February 24, 2009

soup night: a weekly hit

I never used to buy bacon regularly. For the most part, the deli drawer in our refrigerator had a big, bacon-less void in it. But ever since the lentil-bacon soup success, the thick slices of salty pork have been a mainstay on the grocery list.

And soup night, this time around, has stuck. I've stopped worrying so much about exactly what kind of soup to make, and have instead been relying mainly on my own intuition. So far, my intuition has done pretty well. And what's made these weekly soup adventures all the better is the homemade chicken stock that's stockpiled in our freezer. I must say that making my own stock has opened up the culinary world to me. The flavor of homemade stock is unmistakable; not to mention the boatloads of money I'm saving by making my own organic stock rather than chunking down $2 or $4 for a quart of the store-bought stuff. Of course, there's also the healthy upside of missing out on all the preservatives and excess sodium... What's not to like?

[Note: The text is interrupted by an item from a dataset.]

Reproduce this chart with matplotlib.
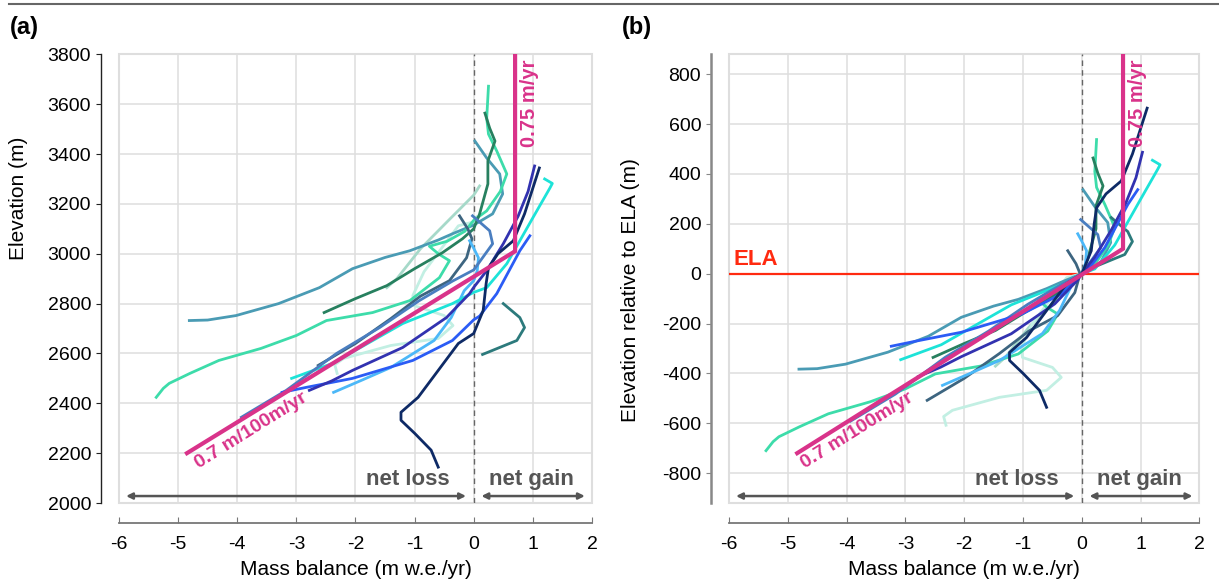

But I digress... I'll tell you more about stock very soon. The real story here is that I want you to understand how simple it is to make delicious soup every week, on the cheap, on the whim, and just on time for dinner.

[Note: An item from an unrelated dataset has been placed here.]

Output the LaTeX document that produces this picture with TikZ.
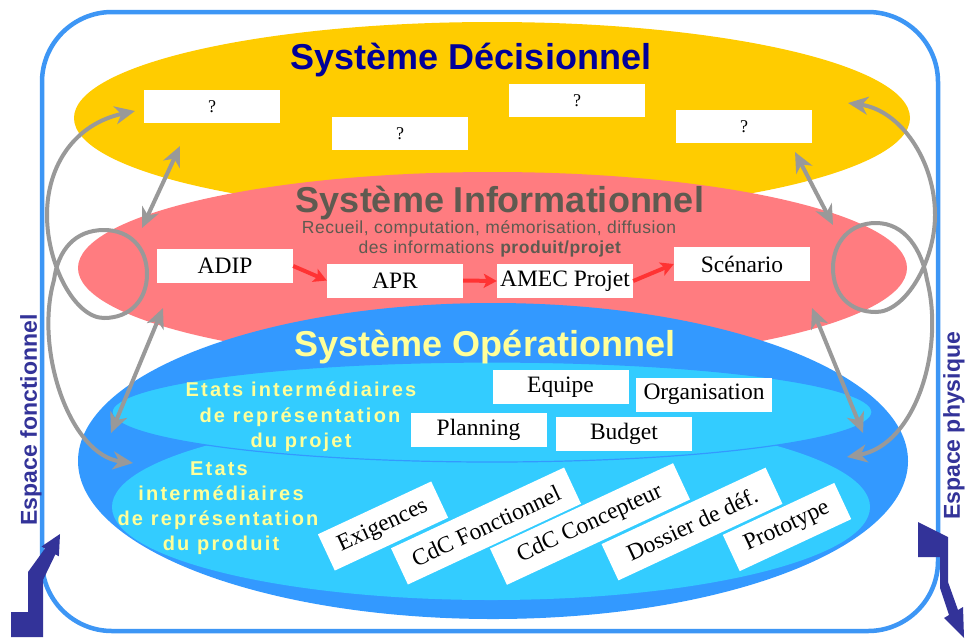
\documentclass[tikz,border=0pt]{standalone}
\usepackage{fontspec}
\setmainfont{Liberation Serif}
\newfontfamily\lsans{Liberation Sans}
\newfontfamily\lsansls[LetterSpace=11]{Liberation Sans}
\newfontfamily\lsanssub[LetterSpace=3]{Liberation Sans}
\usetikzlibrary{arrows.meta}
\definecolor{bord}{HTML}{3D96F5}
\definecolor{decY}{HTML}{FFCC00}
\definecolor{infP}{HTML}{FF7C80}
\definecolor{opB}{HTML}{3399FF}
\definecolor{opL}{HTML}{33CCFF}
\definecolor{navyT}{HTML}{000099}
\definecolor{greyT}{HTML}{5F5A50}
\definecolor{yelT}{HTML}{FFFF99}
\definecolor{espT}{HTML}{333399}
\definecolor{garr}{HTML}{999999}
\definecolor{rarr}{HTML}{FF3333}
\begin{document}
\begin{tikzpicture}[x=1pt,y=-1pt,
  wbox/.style={fill=white, inner sep=0pt, minimum width=136pt, minimum height=34pt, font=\fontsize{23.5}{24}\selectfont},
  qbox/.style={fill=white, inner sep=0pt, minimum width=136pt, minimum height=33pt, font=\fontsize{18}{20}\selectfont},
  rbox/.style={fill=white, inner sep=0pt, minimum height=40pt, rotate=25, font=\fontsize{23.5}{24}\selectfont},
  garrow/.style={draw=garr, line width=4pt, >={Stealth[length=20pt,width=18pt,inset=6pt]}, <->},
  rarrow/.style={draw=rarr, line width=4pt, >={Stealth[length=13pt,width=14pt,inset=3pt]}, ->},
  title/.style={font=\lsans\bfseries\fontsize{36}{40}\selectfont, anchor=base, inner sep=0pt},
  ylab/.style={font=\lsansls\bfseries\fontsize{20}{24}\selectfont, text=yelT, anchor=base, inner sep=0pt},
  sublab/.style={font=\lsanssub\fontsize{17.5}{21}\selectfont, text=greyT, anchor=base, inner sep=0pt},
  esp/.style={font=\lsans\bfseries\fontsize{23}{26}\selectfont, text=espT, rotate=90, inner sep=0pt}
]
\useasboundingbox (0,0) rectangle (965,641);
\fill[white] (0,0) rectangle (965,641);

% outer frame
\draw[bord, line width=4.5pt, rounded corners=70pt] (42,12) rectangle (938,631);

% ellipses
\fill[decY] (492,118) ellipse [x radius=418pt, y radius=96pt];
\fill[infP] (492.5,268) ellipse [x radius=414.5pt, y radius=96pt];
\fill[opB] (493,461) ellipse [x radius=415pt, y radius=158pt];
\fill[opL] (491,507) ellipse [x radius=379pt, y radius=93pt];
\filldraw[fill=opL, draw=opB, line width=1.2pt] (492,412) ellipse [x radius=380pt, y radius=50pt];

% titles
\node[title, text=navyT] (tdec) at (471,69) {Système Décisionnel};
\node[title, text=greyT] (tinf) at (500,212) {Système Informationnel};
\node[title, text=yelT] (tope) at (485,356) {Système Opérationnel};

\node[sublab] (sub1) at (489,233) {Recueil, computation, mémorisation, diffusion};
\node[sublab] (sub2) at (490,253) {des informations \textbf{produit/projet}};

\node[ylab] (yp1) at (301,396) {Etats intermédiaires};
\node[ylab] (yp2) at (300,422) {de représentation};
\node[ylab] (yp3) at (301,447) {du projet};

\node[ylab] (yq1) at (219,475) {Etats};
\node[ylab] (yq2) at (221,500) {intermédiaires};
\node[ylab] (yq3) at (218,525) {de représentation};
\node[ylab] (yq4) at (221,550) {du produit};

\node[esp] (espf) at (31,420) {Espace fonctionnel};
\node[esp] (espp) at (954,426) {Espace physique};

% boxes
\node[qbox] (q1) at (212,106.5) {?};
\node[qbox] (q2) at (400,133.5) {?};
\node[qbox] (q3) at (577,100.5) {?};
\node[qbox] (q4) at (744,126.5) {?};

\node[wbox] (adip) at (225,266) {ADIP};
\node[wbox] (apr) at (395,280.5) {APR};
\node[wbox] (amec) at (565,281) {AMEC Projet};
\node[wbox] (scen) at (742,264) {Scénario};

\node[wbox] (equipe) at (560.5,387) {Equipe};
\node[wbox] (orga) at (704,394.5) {Organisation};
\node[wbox] (plan) at (478.5,429.5) {Planning};
\node[wbox] (budget) at (624,433.5) {Budget};

\node[rbox, minimum width=125pt] (exig) at (383,526) {Exigences};
\node[rbox, minimum width=191pt] (cdcf) at (486,526) {CdC Fonctionnel};
\node[rbox, minimum width=202pt] (cdcc) at (590,524) {CdC Concepteur};
\node[rbox, minimum width=181pt] (doss) at (692,524) {Dossier de déf.};
\node[rbox, minimum width=123pt] (proto) at (787,527) {Prototype};

% red arrows
\draw[rarrow] (adip.east) -- (apr.west);
\draw[rarrow] (apr.east) -- (amec.west);
\draw[rarrow] (amec.east) -- (scen.west);

% grey arrows
\coordinate (g1a) at (180,146);
\coordinate (g1b) at (142,228);
\coordinate (g2a) at (163,308);
\coordinate (g2b) at (111,433);
\coordinate (g4a) at (795,152);
\coordinate (g4b) at (833,225);
\coordinate (g5a) at (812,308);
\coordinate (g5b) at (863,433);
\coordinate (lt) at (135,111);
\coordinate (lb) at (133,463);
\coordinate (rt) at (848,103);
\coordinate (rb) at (847,457);

\draw[garrow] (g1a) -- (g1b);
\draw[garrow] (g2a) -- (g2b);
\draw[garrow] (g4a) -- (g4b);
\draw[garrow] (g5a) -- (g5b);

\draw[garrow] (lt) .. controls (75,124) and (47,165) .. (47,215)
  .. controls (47,265) and (75,318) .. (104,318)
  .. controls (130,318) and (147,300) .. (147,274)
  .. controls (147,248) and (130,230) .. (104,230)
  .. controls (75,230) and (58,250) .. (54,280)
  .. controls (34,350) and (70,455) .. (lb);

\draw[garrow] (rt) .. controls (900,110) and (935,160) .. (935,215)
  .. controls (935,262) and (905,312) .. (876,312)
  .. controls (850,312) and (833,295) .. (833,268)
  .. controls (833,242) and (850,223) .. (876,223)
  .. controls (905,223) and (922,250) .. (927,280)
  .. controls (945,350) and (915,445) .. (rb);

% lightning arrows
\fill[espT] (11,637) -- (43,637) -- (43,580) -- (55.4,554.3) -- (58.9,556.3) -- (60,534)
  -- (41.5,546.5) -- (45,548.5) -- (28,572) -- (28,612) -- (11,612) -- cycle;
\fill[espT] (918,522) -- (948,537) -- (948,582) -- (958,610) -- (963,607)
  -- (964,638) -- (944,618) -- (949,615) -- (940,588) -- (940,557) -- (918,557) -- cycle;
\end{tikzpicture}
\end{document}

I've taken many cues from my beloved Bittman and various cooking blogs, but my "recipe" is not so much a recipe as a method. Without further ado, my soup method. (W.I.P.)

The first step is to create a base for your soup. Lately, my base has been bacon. I like to crisp about 4 slices, roughly chopped into 1-inch pieces, in the Dutch oven over medium heat. Turn the heat on before you toss the bacon in the pot; throw one small piece in there and when it sizzles, add the rest. If you're not using bacon, create a base with cooking oil or butter.

Once the bacon is almost crispy, add about half of a chopped onion, and 2-3 cloves crushed garlic. Don't add any liquid yet unless the bacon is browning too much on the pan; if you need to deglaze, add just 1/8 cup of your stock. Deglaze if desired, let the liquid evaporate, and continue sauteing the onion and garlic--about 5 minutes total. The trick is to keep the bacon crisp; this will add to the overall texture (and flavor) of your soup. (The last time I made soup, Ryan had to "soupervise" to make sure I didn't undercook the bacon.)Once the bacon is crispy, and the onions and garlic are translucent, it's time to deglaze. This time, add about 1/4 cup of stock and scrape all the delicious little bits off the bottom of the pot. Once most of that liquid has evaporated, just about 1-2 minutes later, dump in your other vegetables. We really enjoy carrots, celery, and potatoes. Generally I use three carrots, three stalks of celery, and two small potatoes (peeled or not, whatever you like). Be sure to save your scraps to make stock. Dump the cut veggies into the pot, and add about 1 tablespoon of olive oil to give a boost of flavor. Cook just about 5-7 minutes, until the potatoes gain a little color. Once you're happy with the texture of your veggies, and can smell all the flavors meshing together and complimenting one another, it's time to add the stock.

I generally use 4 cups or more per pot of soup, but once we eat two bowls from the pot, there's hardly any stock leftover. So maybe 6 cups is a better approximation. It's really up to you, though... how soupy do you like your soup? 

Once you add the stock, you can also add lentils (these take about 40 minutes to cook), brown rice (takes 20 minutes to cook), or pasta (about 10 minutes to cook). You want your soup to simmer for about 40 minutes, so add your legumes or grains accordingly.

For this pot, since I used plenty of potatoes, I didn't want to add any other type of starch. Instead, I dumped in a can of chopped tomatoes with green chiles (not drained), and added a few dashes of tabasco sauce and white wine vinegar for a kick. I'll admit, this was 100% improvisation; the last time I used tomatoes the soup did not fly over so well.

But this was different. The kick with the green chiles and tabasco sauce made the soup almost like a vegetable gumbo... A healthy sprinkle of salt and pepper, and this pot was ready to go. That's why it's important to take chances and get creative with soup night: because when you try something risky, chances are it will turn out delicious.

I made two-ingredient biscuits to go with our soup, and they were fantastic (and easy). Instead of buttermilk, though, I used dried buttermilk and water. Next time I think I'll go with just regular milk, but these biscuits were fluffy and slightly sweet and even better heated up the next morning and topped with butter and jelly. What's so satisfying is that they're quick to make and easy to gobble up right out of the oven. If you don't have self-rising flour, just add 1 1/4 tsp of baking powder per cup of all-purpose flour. Good luck! Feel free to share your soup successes and tips, too. I hope from here I'm able to branch out into egg-drop soups, or even curries. But I'm not ready just yet.